▶ [What you need to do]: Starting at the line that has "Reproduce this chart with Plotly." and stopping after the line that has "import plotly.graph_objects as go", reproduce the listing below exactly; omit everything else.

++++ Provided records

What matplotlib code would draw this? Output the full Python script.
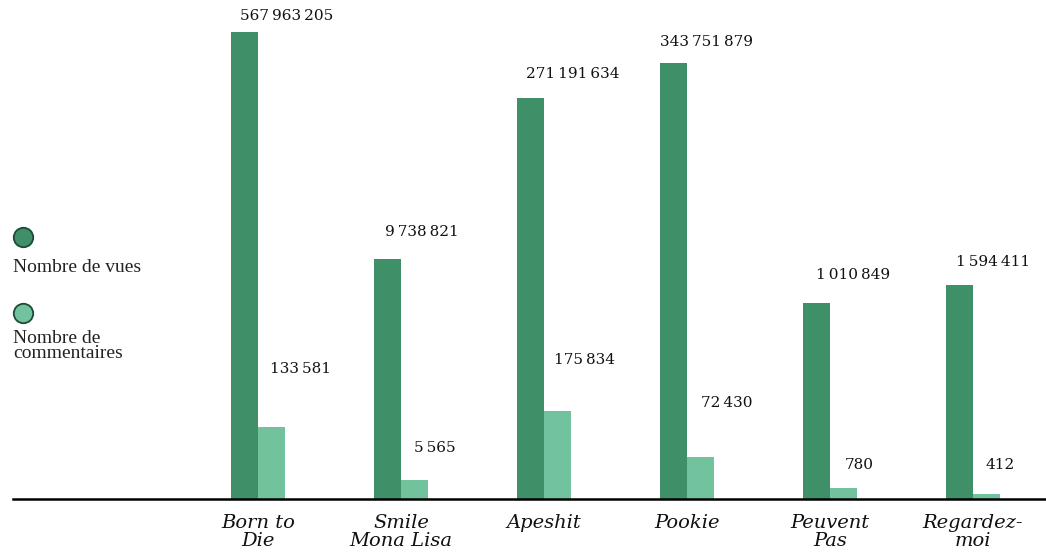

++++++++
++++ Provided records

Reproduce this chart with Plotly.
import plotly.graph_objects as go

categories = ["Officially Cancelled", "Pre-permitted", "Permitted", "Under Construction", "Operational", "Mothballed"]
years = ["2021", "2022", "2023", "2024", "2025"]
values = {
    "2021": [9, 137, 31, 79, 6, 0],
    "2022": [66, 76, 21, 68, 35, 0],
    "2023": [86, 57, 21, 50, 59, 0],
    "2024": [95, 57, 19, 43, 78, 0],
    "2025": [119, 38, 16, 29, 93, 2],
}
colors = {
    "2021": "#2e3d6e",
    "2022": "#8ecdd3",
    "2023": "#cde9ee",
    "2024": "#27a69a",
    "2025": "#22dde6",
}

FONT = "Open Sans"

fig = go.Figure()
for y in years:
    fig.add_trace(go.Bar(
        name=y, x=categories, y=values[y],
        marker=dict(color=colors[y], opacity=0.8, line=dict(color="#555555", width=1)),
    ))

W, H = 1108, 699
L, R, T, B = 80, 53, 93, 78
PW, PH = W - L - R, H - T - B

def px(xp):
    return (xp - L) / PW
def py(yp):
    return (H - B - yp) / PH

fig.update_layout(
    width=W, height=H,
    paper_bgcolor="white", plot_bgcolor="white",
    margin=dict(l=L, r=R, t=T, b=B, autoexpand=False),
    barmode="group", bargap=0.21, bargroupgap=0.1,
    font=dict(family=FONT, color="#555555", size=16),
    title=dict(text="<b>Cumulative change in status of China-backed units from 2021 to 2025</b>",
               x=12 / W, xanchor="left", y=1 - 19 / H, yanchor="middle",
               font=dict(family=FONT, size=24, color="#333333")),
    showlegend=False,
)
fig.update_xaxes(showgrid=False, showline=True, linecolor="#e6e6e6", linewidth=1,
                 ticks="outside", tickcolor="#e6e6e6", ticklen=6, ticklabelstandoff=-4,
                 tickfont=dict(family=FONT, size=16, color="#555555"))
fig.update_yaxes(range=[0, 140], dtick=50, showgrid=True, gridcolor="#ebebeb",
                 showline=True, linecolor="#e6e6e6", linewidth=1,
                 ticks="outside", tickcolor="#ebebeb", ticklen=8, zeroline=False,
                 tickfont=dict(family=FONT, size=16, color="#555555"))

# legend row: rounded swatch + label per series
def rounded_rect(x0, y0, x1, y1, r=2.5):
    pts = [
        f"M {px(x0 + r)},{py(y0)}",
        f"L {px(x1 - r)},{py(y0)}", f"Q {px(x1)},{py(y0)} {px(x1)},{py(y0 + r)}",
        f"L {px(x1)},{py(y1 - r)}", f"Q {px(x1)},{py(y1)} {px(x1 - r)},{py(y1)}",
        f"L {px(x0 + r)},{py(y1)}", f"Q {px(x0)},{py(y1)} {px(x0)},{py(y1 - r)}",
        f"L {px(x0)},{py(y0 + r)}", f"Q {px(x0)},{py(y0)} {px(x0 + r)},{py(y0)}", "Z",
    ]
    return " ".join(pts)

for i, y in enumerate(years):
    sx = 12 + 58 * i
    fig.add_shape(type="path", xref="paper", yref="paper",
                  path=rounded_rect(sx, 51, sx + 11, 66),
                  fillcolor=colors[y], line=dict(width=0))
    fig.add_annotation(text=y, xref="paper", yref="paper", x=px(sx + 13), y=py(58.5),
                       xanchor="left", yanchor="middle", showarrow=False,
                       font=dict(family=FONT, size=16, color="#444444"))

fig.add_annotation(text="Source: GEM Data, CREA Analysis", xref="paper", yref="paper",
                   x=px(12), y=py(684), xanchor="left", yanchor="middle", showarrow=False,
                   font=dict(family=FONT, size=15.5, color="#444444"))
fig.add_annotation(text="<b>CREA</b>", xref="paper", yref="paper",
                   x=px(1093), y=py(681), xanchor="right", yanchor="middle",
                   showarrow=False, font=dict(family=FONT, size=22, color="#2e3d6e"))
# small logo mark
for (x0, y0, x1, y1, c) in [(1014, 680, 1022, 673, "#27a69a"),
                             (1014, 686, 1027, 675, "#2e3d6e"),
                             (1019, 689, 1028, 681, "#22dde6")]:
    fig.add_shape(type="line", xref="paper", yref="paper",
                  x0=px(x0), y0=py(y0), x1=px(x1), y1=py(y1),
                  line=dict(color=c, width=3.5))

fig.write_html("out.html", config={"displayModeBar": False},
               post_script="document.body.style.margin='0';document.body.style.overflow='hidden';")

++++++++

▶ [Finished task]:
Reproduce this chart with Plotly.
import plotly.graph_objects as go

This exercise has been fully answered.